A simple American classic that I didn’t realize I could easily recreate in Thailand with a little forethought when in the bigger towns surrounding my little one.
Butter and bread I can get in my favorite little snack shop owned by another teacher from my school, both cost about a dollar. At site there isn’t much variety except for plain white bread from a brand called Farmhouse, but I’ll take what I can get. Cheese is obviously difficult to find at site, but luckily the two towns closest to me have slices of processed, shitty American cheese, but again, I’ve stopped being picky in Thailand. I try to buy a package or two every time we go into either of these towns so I have some backup and don’t feel bad about putting two slices in each sandwich.
Something note about the butter in Thailand (or at least the affordable for PCVs kind) is that it tastes a little, bizarre. I can’t quite put my finger on it, but it is edible. It just changes the taste a bit, so there is an adjustment there when making something like grilled cheese when the butter is a big component. Another funny thing about Thai butter is there is a kind with sugar in it!

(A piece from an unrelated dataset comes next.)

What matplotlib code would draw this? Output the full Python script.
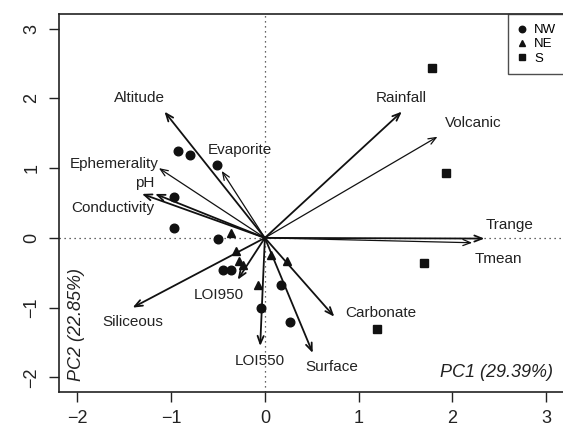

And I don’t mean lightly dashed throughout, but large sugar granules and it has very different in taste to it, compared to the plain kind as well.

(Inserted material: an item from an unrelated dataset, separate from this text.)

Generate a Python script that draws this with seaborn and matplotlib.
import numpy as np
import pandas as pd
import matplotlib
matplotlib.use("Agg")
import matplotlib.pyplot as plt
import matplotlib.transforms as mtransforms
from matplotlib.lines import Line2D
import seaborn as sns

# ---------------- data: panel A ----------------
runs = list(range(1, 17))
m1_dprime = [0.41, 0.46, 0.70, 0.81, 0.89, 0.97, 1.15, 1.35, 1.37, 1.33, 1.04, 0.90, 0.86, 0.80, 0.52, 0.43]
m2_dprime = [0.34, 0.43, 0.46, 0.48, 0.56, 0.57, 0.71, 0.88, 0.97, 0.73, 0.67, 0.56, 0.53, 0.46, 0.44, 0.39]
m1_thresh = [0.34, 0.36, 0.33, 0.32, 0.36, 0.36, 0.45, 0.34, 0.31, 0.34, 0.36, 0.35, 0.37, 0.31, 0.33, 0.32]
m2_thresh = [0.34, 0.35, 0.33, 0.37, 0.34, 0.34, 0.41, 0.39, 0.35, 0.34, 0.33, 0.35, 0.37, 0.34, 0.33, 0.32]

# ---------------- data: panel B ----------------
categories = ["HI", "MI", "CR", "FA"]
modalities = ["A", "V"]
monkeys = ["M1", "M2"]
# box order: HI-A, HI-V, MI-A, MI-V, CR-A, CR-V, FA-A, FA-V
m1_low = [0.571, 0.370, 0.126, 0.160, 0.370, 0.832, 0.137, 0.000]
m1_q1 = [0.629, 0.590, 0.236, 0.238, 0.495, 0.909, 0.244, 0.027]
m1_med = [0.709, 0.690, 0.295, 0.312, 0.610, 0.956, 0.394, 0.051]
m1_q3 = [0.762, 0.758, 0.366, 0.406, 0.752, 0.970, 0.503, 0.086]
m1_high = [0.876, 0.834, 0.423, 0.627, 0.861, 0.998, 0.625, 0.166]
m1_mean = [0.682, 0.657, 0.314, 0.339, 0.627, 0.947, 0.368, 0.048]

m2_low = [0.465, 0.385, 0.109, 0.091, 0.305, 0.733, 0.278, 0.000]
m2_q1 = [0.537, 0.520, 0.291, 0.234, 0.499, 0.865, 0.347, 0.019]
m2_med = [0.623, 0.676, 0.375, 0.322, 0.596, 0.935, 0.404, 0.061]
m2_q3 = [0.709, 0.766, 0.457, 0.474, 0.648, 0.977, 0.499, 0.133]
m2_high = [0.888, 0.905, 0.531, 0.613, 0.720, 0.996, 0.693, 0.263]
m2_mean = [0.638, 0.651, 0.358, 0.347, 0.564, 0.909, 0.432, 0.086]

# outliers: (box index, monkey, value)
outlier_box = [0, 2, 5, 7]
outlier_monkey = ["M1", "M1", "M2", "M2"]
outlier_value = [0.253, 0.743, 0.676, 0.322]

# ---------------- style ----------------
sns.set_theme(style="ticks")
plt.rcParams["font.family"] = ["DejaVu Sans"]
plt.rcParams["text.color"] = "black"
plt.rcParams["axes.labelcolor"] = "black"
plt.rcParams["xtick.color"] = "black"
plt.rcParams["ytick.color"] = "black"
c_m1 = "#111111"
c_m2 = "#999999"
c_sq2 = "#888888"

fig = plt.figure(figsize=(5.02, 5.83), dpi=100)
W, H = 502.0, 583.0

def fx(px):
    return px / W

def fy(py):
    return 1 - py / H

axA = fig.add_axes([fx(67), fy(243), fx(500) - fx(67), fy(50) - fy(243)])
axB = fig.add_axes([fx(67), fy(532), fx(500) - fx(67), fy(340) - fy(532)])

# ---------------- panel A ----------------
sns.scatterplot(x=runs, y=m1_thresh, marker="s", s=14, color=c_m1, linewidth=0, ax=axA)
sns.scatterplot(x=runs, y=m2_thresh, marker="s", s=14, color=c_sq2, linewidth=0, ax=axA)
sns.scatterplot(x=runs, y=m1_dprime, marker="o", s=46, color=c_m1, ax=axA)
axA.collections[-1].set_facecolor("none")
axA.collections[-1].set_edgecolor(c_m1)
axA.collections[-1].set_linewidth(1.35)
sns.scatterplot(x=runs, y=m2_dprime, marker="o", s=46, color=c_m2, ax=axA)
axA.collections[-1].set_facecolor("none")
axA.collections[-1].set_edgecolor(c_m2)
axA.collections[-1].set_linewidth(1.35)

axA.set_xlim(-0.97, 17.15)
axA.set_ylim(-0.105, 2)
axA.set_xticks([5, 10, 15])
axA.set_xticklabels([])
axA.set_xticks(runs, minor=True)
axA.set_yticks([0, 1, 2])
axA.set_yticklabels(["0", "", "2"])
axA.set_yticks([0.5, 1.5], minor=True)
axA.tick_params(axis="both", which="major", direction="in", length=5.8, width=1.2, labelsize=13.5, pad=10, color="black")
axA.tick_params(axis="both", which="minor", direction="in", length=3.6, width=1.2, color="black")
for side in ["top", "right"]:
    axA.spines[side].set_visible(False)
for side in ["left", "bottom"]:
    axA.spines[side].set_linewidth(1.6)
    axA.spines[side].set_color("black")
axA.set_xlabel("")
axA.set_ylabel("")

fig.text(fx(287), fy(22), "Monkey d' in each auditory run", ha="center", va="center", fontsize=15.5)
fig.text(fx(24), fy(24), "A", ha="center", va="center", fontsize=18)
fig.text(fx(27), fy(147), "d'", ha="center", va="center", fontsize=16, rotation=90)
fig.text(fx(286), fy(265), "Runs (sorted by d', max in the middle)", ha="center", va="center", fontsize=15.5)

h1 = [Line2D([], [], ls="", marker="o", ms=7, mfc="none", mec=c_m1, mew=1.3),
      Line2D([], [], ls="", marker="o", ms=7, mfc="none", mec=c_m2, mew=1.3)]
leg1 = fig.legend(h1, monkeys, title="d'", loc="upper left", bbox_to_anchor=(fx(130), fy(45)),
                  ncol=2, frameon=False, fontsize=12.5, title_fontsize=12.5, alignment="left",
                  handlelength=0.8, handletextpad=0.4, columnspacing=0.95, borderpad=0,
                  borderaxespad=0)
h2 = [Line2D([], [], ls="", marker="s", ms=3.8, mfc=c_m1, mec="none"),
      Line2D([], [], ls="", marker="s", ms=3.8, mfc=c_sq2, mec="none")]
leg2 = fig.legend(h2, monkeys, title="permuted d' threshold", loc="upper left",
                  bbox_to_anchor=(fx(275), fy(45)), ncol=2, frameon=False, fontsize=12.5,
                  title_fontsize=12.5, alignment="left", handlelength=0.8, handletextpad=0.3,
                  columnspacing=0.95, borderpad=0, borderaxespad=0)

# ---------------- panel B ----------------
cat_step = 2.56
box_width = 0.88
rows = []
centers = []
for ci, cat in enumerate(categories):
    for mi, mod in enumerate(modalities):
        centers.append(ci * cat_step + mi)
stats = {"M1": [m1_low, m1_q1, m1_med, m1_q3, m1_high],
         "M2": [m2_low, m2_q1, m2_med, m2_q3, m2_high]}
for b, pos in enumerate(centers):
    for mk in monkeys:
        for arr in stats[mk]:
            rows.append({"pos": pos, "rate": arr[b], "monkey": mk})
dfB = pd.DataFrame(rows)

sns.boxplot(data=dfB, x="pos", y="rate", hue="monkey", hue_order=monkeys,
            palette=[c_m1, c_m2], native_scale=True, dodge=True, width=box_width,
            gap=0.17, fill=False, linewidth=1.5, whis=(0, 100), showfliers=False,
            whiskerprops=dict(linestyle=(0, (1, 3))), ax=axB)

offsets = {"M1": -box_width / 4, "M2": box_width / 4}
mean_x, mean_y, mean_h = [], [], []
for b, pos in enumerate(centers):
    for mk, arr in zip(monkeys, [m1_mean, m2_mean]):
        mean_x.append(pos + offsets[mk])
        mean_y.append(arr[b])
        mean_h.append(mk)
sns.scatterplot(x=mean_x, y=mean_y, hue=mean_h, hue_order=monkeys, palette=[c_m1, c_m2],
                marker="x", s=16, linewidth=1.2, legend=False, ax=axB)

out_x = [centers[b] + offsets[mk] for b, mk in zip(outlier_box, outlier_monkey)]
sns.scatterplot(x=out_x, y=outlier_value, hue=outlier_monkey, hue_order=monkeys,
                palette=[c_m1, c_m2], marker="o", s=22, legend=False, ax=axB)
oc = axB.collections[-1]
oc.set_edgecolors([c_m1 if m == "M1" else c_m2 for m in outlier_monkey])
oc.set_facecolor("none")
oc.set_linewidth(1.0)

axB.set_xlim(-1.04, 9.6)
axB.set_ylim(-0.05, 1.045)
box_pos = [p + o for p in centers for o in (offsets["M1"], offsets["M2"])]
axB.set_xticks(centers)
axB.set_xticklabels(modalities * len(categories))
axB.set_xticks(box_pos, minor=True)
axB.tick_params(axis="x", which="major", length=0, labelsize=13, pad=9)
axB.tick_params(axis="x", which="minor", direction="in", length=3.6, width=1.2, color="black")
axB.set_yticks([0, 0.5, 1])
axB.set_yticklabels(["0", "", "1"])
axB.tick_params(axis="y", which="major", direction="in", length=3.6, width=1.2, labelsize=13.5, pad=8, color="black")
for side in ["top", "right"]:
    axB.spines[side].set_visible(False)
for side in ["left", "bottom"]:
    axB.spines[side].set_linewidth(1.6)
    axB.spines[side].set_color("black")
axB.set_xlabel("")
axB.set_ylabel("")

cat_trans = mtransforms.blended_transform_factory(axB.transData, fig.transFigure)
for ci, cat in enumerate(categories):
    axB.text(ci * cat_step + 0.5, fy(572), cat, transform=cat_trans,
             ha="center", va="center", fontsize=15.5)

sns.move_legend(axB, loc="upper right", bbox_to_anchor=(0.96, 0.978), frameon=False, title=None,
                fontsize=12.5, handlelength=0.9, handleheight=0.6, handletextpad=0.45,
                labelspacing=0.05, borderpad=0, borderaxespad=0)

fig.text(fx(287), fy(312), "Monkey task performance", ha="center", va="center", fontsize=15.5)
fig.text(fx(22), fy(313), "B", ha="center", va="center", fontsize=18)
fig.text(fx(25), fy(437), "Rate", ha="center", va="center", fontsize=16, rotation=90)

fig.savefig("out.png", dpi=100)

Evidenced by the blackened teeth on many children, Thais love things to be extra sweetened (most people won’t drink unsweetened milk and Thais usually give me a look when I ask for plain) and will put huge, heaping spoonfuls of sugar in nearly everything (I do mean everything, especially those dishes you think are so healthy get maybe three or four scoops of sugar). It’s actually a pretty serious problem as diabetes levels are soaring as diets move more towards sugary snacks and processed food.

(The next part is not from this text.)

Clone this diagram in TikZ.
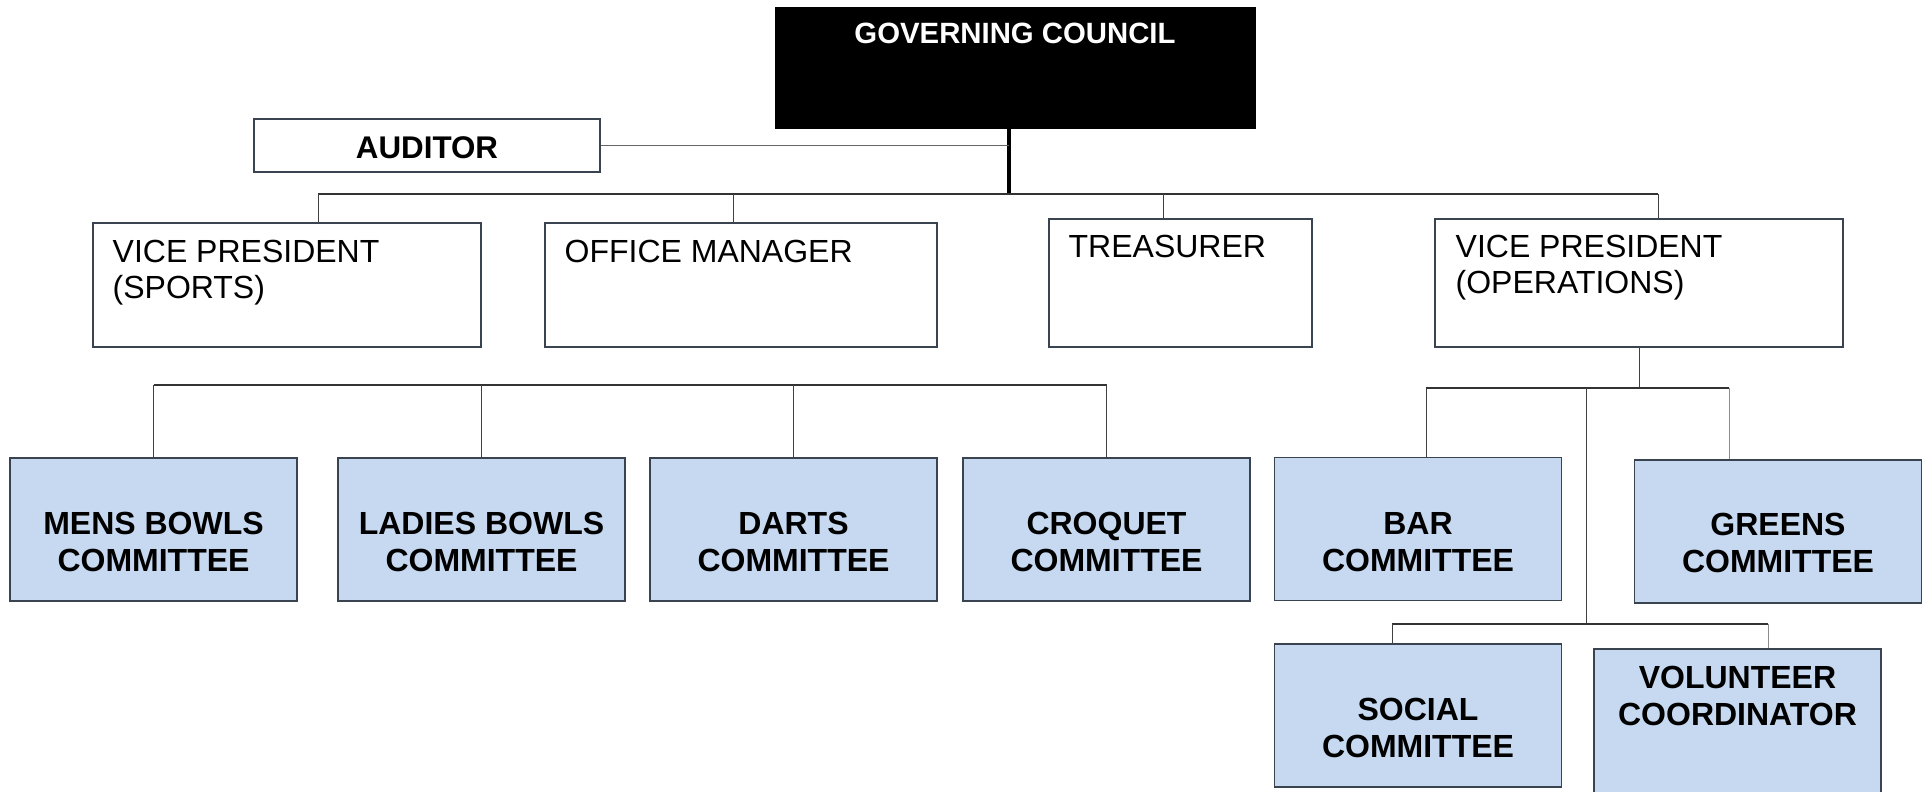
\documentclass[tikz,border=0pt]{standalone}
\usepackage{fontspec}
\setmainfont{Liberation Sans}
\usepackage{xcolor}
\usepackage{tikz}
\usetikzlibrary{calc}

\definecolor{cttfill}{HTML}{C6D9F1}
\definecolor{boxline}{HTML}{3A4450}

\begin{document}
\begin{tikzpicture}[
  x=0.75pt, y=-0.75pt,
  post/.style={draw=boxline, line width=0.9pt, fill=white, rectangle, inner sep=0pt},
  cttee/.style={draw=boxline, line width=0.9pt, fill=cttfill, rectangle, inner sep=0pt,
    minimum width=215.25pt, minimum height=107.25pt},
  lbl/.style={inner sep=0pt, align=left, anchor=north west, font=\fontsize{24}{27}\selectfont},
  clbl/.style={inner sep=0pt, align=center, font=\bfseries\fontsize{24}{27.75}\selectfont},
  link/.style={draw=black!75, line width=0.75pt},
  bus/.style={draw=black!80, line width=1.3pt}
]
\useasboundingbox (0,0) rectangle (1923,792);
\clip (0,0) rectangle (1923,792);
\fill[white] (0,0) rectangle (1923,792);

% top of the tree
\node[draw=black, fill=black, minimum width=360pt, minimum height=90.75pt] (gc) at (1015,67.5) {};
\node[inner sep=0pt, anchor=north, text=white, font=\bfseries\fontsize{22}{26}\selectfont] (gc-t)
  at ($(gc.north)+(0,16)$) {GOVERNING COUNCIL};
\node[post, minimum width=259.5pt, minimum height=39.75pt] (aud) at (427,145.5) {};
\node[inner sep=0pt, font=\bfseries\fontsize{23.5}{28}\selectfont] (aud-t)
  at ($(aud.center)+(0,2)$) {AUDITOR};

% officers
\node[post, minimum width=291pt, minimum height=93pt] (vps) at (287,285) {};
\node[post, minimum width=294pt, minimum height=93pt] (om) at (741,285) {};
\node[post, minimum width=197.25pt, minimum height=96pt] (tr) at (1180.5,283) {};
\node[post, minimum width=306pt, minimum height=96pt] (vpo) at (1639,283) {};
\node[lbl] (vps-t) at ($(vps.north west)+(20,17)$) {VICE PRESIDENT\\(SPORTS)};
\node[lbl] (om-t) at ($(om.north west)+(20,17)$) {OFFICE MANAGER};
\node[lbl] (tr-t) at ($(tr.north west)+(20,16)$) {TREASURER};
\node[lbl] (vpo-t) at ($(vpo.north west)+(21,16)$) {VICE PRESIDENT\\(OPERATIONS)};

% committees
\node[cttee] (mens) at (153.5,529.5) {};
\node[cttee] (ladies) at (481.5,529.5) {};
\node[cttee] (darts) at (793.5,529.5) {};
\node[cttee] (croq) at (1106.5,529.5) {};
\node[cttee] (bar) at (1418,529) {};
\node[cttee] (greens) at (1778,531.5) {};
\node[cttee] (social) at (1418,715.5) {};
\node[cttee, minimum height=120.75pt] (vol) at (1737.5,729.5) {};
\node[clbl] (mens-t) at ($(mens.center)+(0,12.5)$) {MENS BOWLS\\COMMITTEE};
\node[clbl] (ladies-t) at ($(ladies.center)+(0,12.5)$) {LADIES BOWLS\\COMMITTEE};
\node[clbl] (darts-t) at ($(darts.center)+(0,12.5)$) {DARTS\\COMMITTEE};
\node[clbl] (croq-t) at ($(croq.center)+(0,12.5)$) {CROQUET\\COMMITTEE};
\node[clbl] (bar-t) at ($(bar.center)+(0,13)$) {BAR\\COMMITTEE};
\node[clbl] (greens-t) at ($(greens.center)+(0,11.5)$) {GREENS\\COMMITTEE};
\node[clbl] (social-t) at ($(social.center)+(0,12.5)$) {SOCIAL\\COMMITTEE};
\node[clbl, anchor=north] (vol-t) at ($(vol.north)+(0,17)$) {VOLUNTEER\\COORDINATOR};

% bus points
\coordinate (trunk) at (1009,194);
\coordinate (b-vps) at (318,194);
\coordinate (b-om) at (733,194);
\coordinate (b-tr) at (1163,194);
\coordinate (b-vpo) at (1658,194);
\coordinate (sbus) at (0,385);
\coordinate (b-bar) at (1426,388);
\coordinate (b-br) at (1586,388);
\coordinate (b-gr) at (1729,388);
\coordinate (b-soc) at (1392,624);
\coordinate (b-vol) at (1768,624);

% council to officers
\draw[line width=3pt] (trunk |- gc.south) -- (trunk);
\draw[link, draw=black!60, line width=1.1pt] (aud.east) -- (aud.east -| trunk);
\draw[bus] (b-vps) -- (b-vpo);
\foreach \b/\n in {b-vps/vps, b-om/om, b-tr/tr, b-vpo/vpo}
  \draw[link] (\b) -- (\b |- \n.north);

% sports committees
\draw[bus] (mens.north |- sbus) -- (croq.north |- sbus);
\foreach \n in {mens, ladies, darts, croq}
  \draw[link] (\n.north |- sbus) -- (\n.north);

% operations committees
\draw[link] (vpo.south) -- (vpo.south |- b-bar);
\draw[bus] (b-bar) -- (b-gr);
\draw[link] (b-bar) -- (b-bar |- bar.north);
\draw[link, draw=black!45] (b-gr) -- (b-gr |- greens.north);
\draw[link] (b-br) -- (b-br |- b-soc);
\draw[bus] (b-soc) -- (b-vol);
\draw[link] (b-soc) -- (b-soc |- social.north);
\draw[link, draw=black!45] (b-vol) -- (b-vol |- vol.north);
\end{tikzpicture}
\end{document}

But back to grilled cheese goodness. I don’t remember where the inspiration came from, but once I had my wok, I was ready to get grilling. It takes a difficult balance to get a ‘low’ heat setting on my on-off cooking device. And unfortunately, there are quite a few burned sandwiches and fingers. Because of this, the sandwiches don’t get too hard or stiff like Mom always did so perfectly. I’ve also started adding tomatoes occasionally for an added dimension and they can be so easily acquired at my market.
One day I hope to get brave enough to start adding meat to my cooking repertoire (still not brave enough for that) and step up to a croque monsieur instead of grilled cheese. For Thailand though, this is an amazing, doable treat from home.